WORK INSTRUCTIONS:
Retype nothing but the lines from the start of the material up to and including the line with "const arrowTo = [3690, 3753];". Pictures don't belong in the copy.

DATA EXCERPT:
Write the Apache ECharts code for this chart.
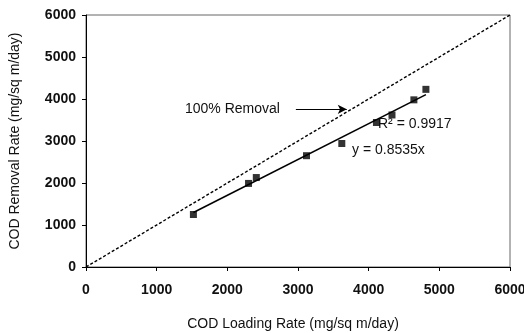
<!DOCTYPE html>
<html><head><meta charset="utf-8">
<script src="https://cdn.jsdelivr.net/npm/echarts@6/dist/echarts.min.js"></script>
<style>html,body{margin:0;padding:0;background:#fff}#c{width:524px;height:333px}</style>
</head><body><div id="c"></div>
<script>
const loading = [1520, 2300, 2410, 3120, 3620, 4110, 4330, 4640, 4810];
const removal = [1250, 1990, 2130, 2650, 2940, 3440, 3620, 3980, 4230];
const trendLine = [[1520, 1297], [4810, 4105]];
const fullRemoval = [[0, 0], [6000, 6000]];
const axisTicks = [0, 1000, 2000, 3000, 4000, 5000, 6000];
const arrowFrom = [2970, 3753];
const arrowTo = [3690, 3753];

const font = 'Liberation Sans, Arial, sans-serif';
const chart = echarts.init(document.getElementById('c'), null, {renderer: 'canvas'});
chart.setOption({
  animation: false,
  backgroundColor: '#fff',
  grid: {left: 86, right: 14, top: 15, bottom: 66, show: true, borderColor: '#666', borderWidth: 1,
    containLabel: false, outerBoundsMode: 'none'},
  xAxis: {
    type: 'value', min: axisTicks[0], max: axisTicks[axisTicks.length - 1], interval: 1000,
    name: 'COD Loading Rate (mg/sq m/day)', nameLocation: 'middle', nameGap: 50,
    nameTextStyle: {fontFamily: font, fontSize: 14, color: '#111', padding: [0, 10, 0, 0]},
    axisLine: {show: true, lineStyle: {color: '#000', width: 1}},
    axisTick: {show: true, inside: false, length: 4, lineStyle: {color: '#000'}},
    axisLabel: {fontFamily: font, fontSize: 14, fontWeight: 'bold', color: '#111', margin: 16,
      formatter: v => String(v)},
    splitLine: {show: false}
  },
  yAxis: {
    type: 'value', min: axisTicks[0], max: axisTicks[axisTicks.length - 1], interval: 1000,
    name: 'COD Removal Rate (mg/sq m/day)', nameLocation: 'middle', nameGap: 64,
    nameTextStyle: {fontFamily: font, fontSize: 14, color: '#111'},
    axisLine: {show: true, lineStyle: {color: '#000', width: 1}},
    axisTick: {show: true, inside: false, length: 4, lineStyle: {color: '#000'}},
    axisLabel: {fontFamily: font, fontSize: 14, fontWeight: 'bold', color: '#111', margin: 10,
      formatter: v => String(v)},
    splitLine: {show: false}
  },
  series: [
    {
      type: 'line', data: fullRemoval, symbol: 'none',
      lineStyle: {color: '#000', width: 1.4, type: [3, 2]}, z: 2,
      markLine: {
        silent: true, symbol: ['none', 'arrow'], symbolSize: [7, 9],
        lineStyle: {color: '#000', width: 1, type: 'solid'},
        label: {show: false},
        data: [[{coord: arrowFrom}, {coord: arrowTo}]]
      }
    },
    {
      type: 'line', data: trendLine, symbol: 'none',
      lineStyle: {color: '#000', width: 1.6}, z: 3
    },
    {
      type: 'scatter', data: loading.map((x, i) => [x, removal[i]]),
      symbol: 'rect', symbolSize: 7, itemStyle: {color: '#000'}, z: 4
    }
  ],
  graphic: [
    {type: 'text', left: 185, top: 102, style: {text: '100% Removal', font: '14px ' + font, fill: '#111'}},
    {type: 'text', left: 378, top: 117, style: {text: 'R² = 0.9917', font: '14px ' + font, fill: '#111'}},
    {type: 'text', left: 352, top: 143, style: {text: 'y = 0.8535x', font: '14px ' + font, fill: '#111'}}
  ]
});
</script></body></html>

THE RESPONSE:
Write the Apache ECharts code for this chart.
<!DOCTYPE html>
<html><head><meta charset="utf-8">
<script src="https://cdn.jsdelivr.net/npm/echarts@6/dist/echarts.min.js"></script>
<style>html,body{margin:0;padding:0;background:#fff}#c{width:524px;height:333px}</style>
</head><body><div id="c"></div>
<script>
const loading = [1520, 2300, 2410, 3120, 3620, 4110, 4330, 4640, 4810];
const removal = [1250, 1990, 2130, 2650, 2940, 3440, 3620, 3980, 4230];
const trendLine = [[1520, 1297], [4810, 4105]];
const fullRemoval = [[0, 0], [6000, 6000]];
const axisTicks = [0, 1000, 2000, 3000, 4000, 5000, 6000];
const arrowFrom = [2970, 3753];
const arrowTo = [3690, 3753];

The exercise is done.